■ Directions
Write each line of the material exactly as given, from the top through the line that contains "any) as string;", and omit all pictures.

■ Data lines
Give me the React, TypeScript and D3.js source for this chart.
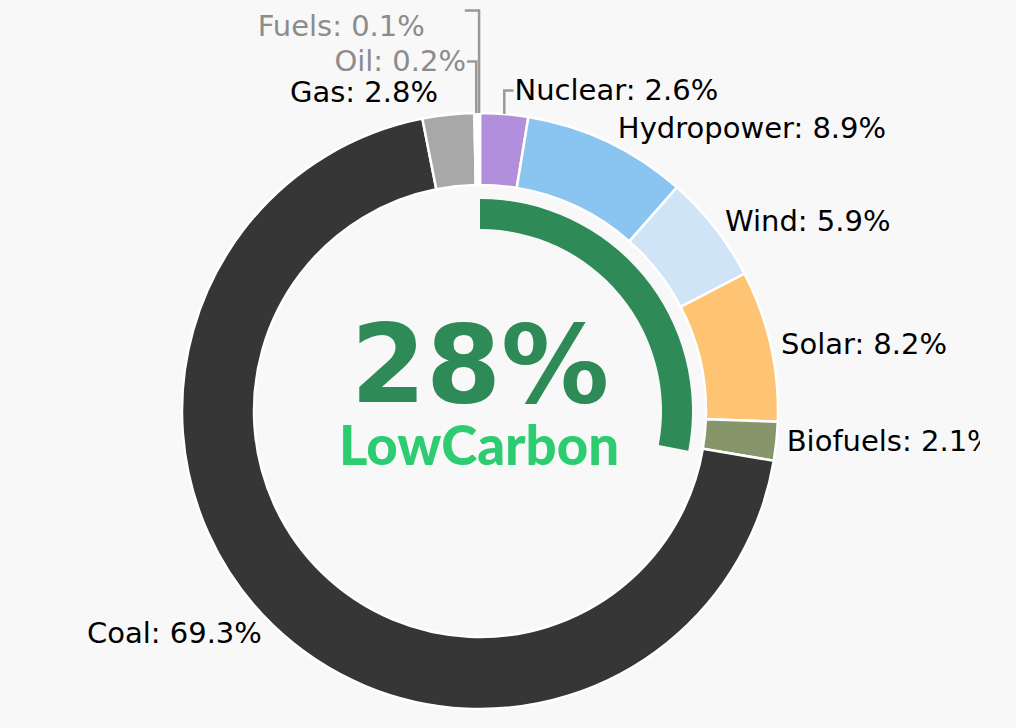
import React from "react";
import * as d3 from "d3";

const categories = ["Nuclear", "Hydropower", "Wind", "Solar", "Biofuels", "Coal", "Gas", "Oil", "Fuels"];
const shares = [2.6, 8.9, 5.9, 8.2, 2.1, 69.3, 2.8, 0.2, 0.1];
const sliceColors = ["#b18fdc", "#8ac4f1", "#cfe4f6", "#ffc374", "#87956a", "#363636", "#a8a8a8", "#ffffff", "#ffffff"];
const labelColors = ["#000", "#000", "#000", "#000", "#000", "#000", "#000", "#8c8c8c", "#8c8c8c"];
const lowCarbonShare = 28;
const lowCarbonLabel = "LowCarbon";

// layout-only nudges for labels that were moved to avoid collisions
const labelNudge: Record<string, { dy: number; dx?: number; connY?: number; connDx?: number; conn?: boolean }> = {
  Nuclear: { dy: -7, conn: true },
  Gas: { dy: -6, conn: false },
  Oil: { dy: -35, conn: true },
  Fuels: { dy: -70, dx: -44, connY: -16, connDx: -5, conn: true },
};

const W = 1016;
const H = 728;
const cx = 480;
const cy = 411;
const R = 298;
const r0 = 226;
const FS = 29;
const boxH = 33;

export default function App() {
  const pie = d3.pie<number>().sort(null).value((d) => d).startAngle(0).endAngle(2 * Math.PI);
  const arcs = pie(shares);
  const arcGen = d3.arc<d3.PieArcDatum<number>>().innerRadius(r0).outerRadius(R);
  const greenArc = d3.arc()({
    innerRadius: 182,
    outerRadius: 212,
    startAngle: 0,
    endAngle: (lowCarbonShare / 100) * 2 * Math.PI,
  } as any) as string;

  const labels = arcs.map((a, i) => {
    const th = (a.startAngle + a.endAngle) / 2;
    const x = Math.sin(th);
    const y = -Math.cos(th);
    const px = cx + R * x;
    const py = cy + R * y;
    const dy = (y < 0 ? -1 : 1) * (boxH / 2);
    const hpad = boxH / 4 + 2;
    let centerY = py + dy / (1 + (x * x) / (y * y));
    let edgeX = x >= 0 ? px + hpad : px - hpad;
    const nudge = labelNudge[categories[i]];
    let connPath: string | null = null;
    if (nudge) {
      centerY += nudge.dy;
      const connEnd = edgeX - (x >= 0 ? 1 : -1) + (nudge.connDx ?? 0);
      const connYv = centerY + (nudge.connY ?? 0);
      edgeX += nudge.dx ?? 0;
      if (nudge.conn) connPath = `M${px},${py}V${connYv}H${connEnd}`;
    }
    return {
      name: categories[i],
      text: `${categories[i]}: ${shares[i]}%`,
      x: edgeX,
      y: centerY + 0.33 * FS,
      anchor: x >= 0 ? "start" : "end",
      color: labelColors[i],
      connPath,
    };
  });

  return (
    <svg
      width={W}
      height={H}
      style={{ position: "fixed", left: 0, top: 0, background: "#f8f8f8" }}
    >
      <defs>
        <clipPath id="clip">
          <rect x={0} y={0} width={980} height={H} />
        </clipPath>
      </defs>
      <rect x={0} y={0} width={W} height={H} fill="#f8f8f8" />
      <g transform={`translate(${cx},${cy})`}>
        {arcs.map((a, i) => (
          <path key={i} d={arcGen(a) as string} fill={sliceColors[i]} stroke="#ffffff" strokeWidth={2.5} />
        ))}
        <path d={greenArc} fill="#2e8b57" />
      </g>
      <g clipPath="url(#clip)">
        {labels.map((l, i) =>
          l.connPath ? (
            <path key={"c" + i} d={l.connPath} fill="none" stroke="#999999" strokeWidth={2.5} />
          ) : null
        )}
        {labels.map((l, i) => (
          <text
            key={"t" + i}
            x={l.x}
            y={l.y}
            textAnchor={l.anchor}
            fontFamily="DejaVu Sans, Verdana, sans-serif"
            fontSize={FS}
            fill={l.color}
          >
            {l.text}
          </text>
        ))}
      </g>
      <text
        x={cx}
        y={402}
        textAnchor="middle"
        fontFamily="DejaVu Sans, Verdana, sans-serif"
        fontWeight="bold"
        fontSize={108}
        fill="#2e8b57"
      >
        {`${lowCarbonShare}%`}
      </text>
      <text
        x={cx - 1}
        y={465}
        textAnchor="middle"
        fontFamily="Lato, sans-serif"
        fontWeight={900}
        fontSize={54.5}
        fill="#2ecc71"
      >
        {lowCarbonLabel}
      </text>
    </svg>
  );
}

■ Task solution
Give me the React, TypeScript and D3.js source for this chart.
import React from "react";
import * as d3 from "d3";

const categories = ["Nuclear", "Hydropower", "Wind", "Solar", "Biofuels", "Coal", "Gas", "Oil", "Fuels"];
const shares = [2.6, 8.9, 5.9, 8.2, 2.1, 69.3, 2.8, 0.2, 0.1];
const sliceColors = ["#b18fdc", "#8ac4f1", "#cfe4f6", "#ffc374", "#87956a", "#363636", "#a8a8a8", "#ffffff", "#ffffff"];
const labelColors = ["#000", "#000", "#000", "#000", "#000", "#000", "#000", "#8c8c8c", "#8c8c8c"];
const lowCarbonShare = 28;
const lowCarbonLabel = "LowCarbon";

// layout-only nudges for labels that were moved to avoid collisions
const labelNudge: Record<string, { dy: number; dx?: number; connY?: number; connDx?: number; conn?: boolean }> = {
  Nuclear: { dy: -7, conn: true },
  Gas: { dy: -6, conn: false },
  Oil: { dy: -35, conn: true },
  Fuels: { dy: -70, dx: -44, connY: -16, connDx: -5, conn: true },
};

const W = 1016;
const H = 728;
const cx = 480;
const cy = 411;
const R = 298;
const r0 = 226;
const FS = 29;
const boxH = 33;

export default function App() {
  const pie = d3.pie<number>().sort(null).value((d) => d).startAngle(0).endAngle(2 * Math.PI);
  const arcs = pie(shares);
  const arcGen = d3.arc<d3.PieArcDatum<number>>().innerRadius(r0).outerRadius(R);
  const greenArc = d3.arc()({
    innerRadius: 182,
    outerRadius: 212,
    startAngle: 0,
    endAngle: (lowCarbonShare / 100) * 2 * Math.PI,
  } as any) as string;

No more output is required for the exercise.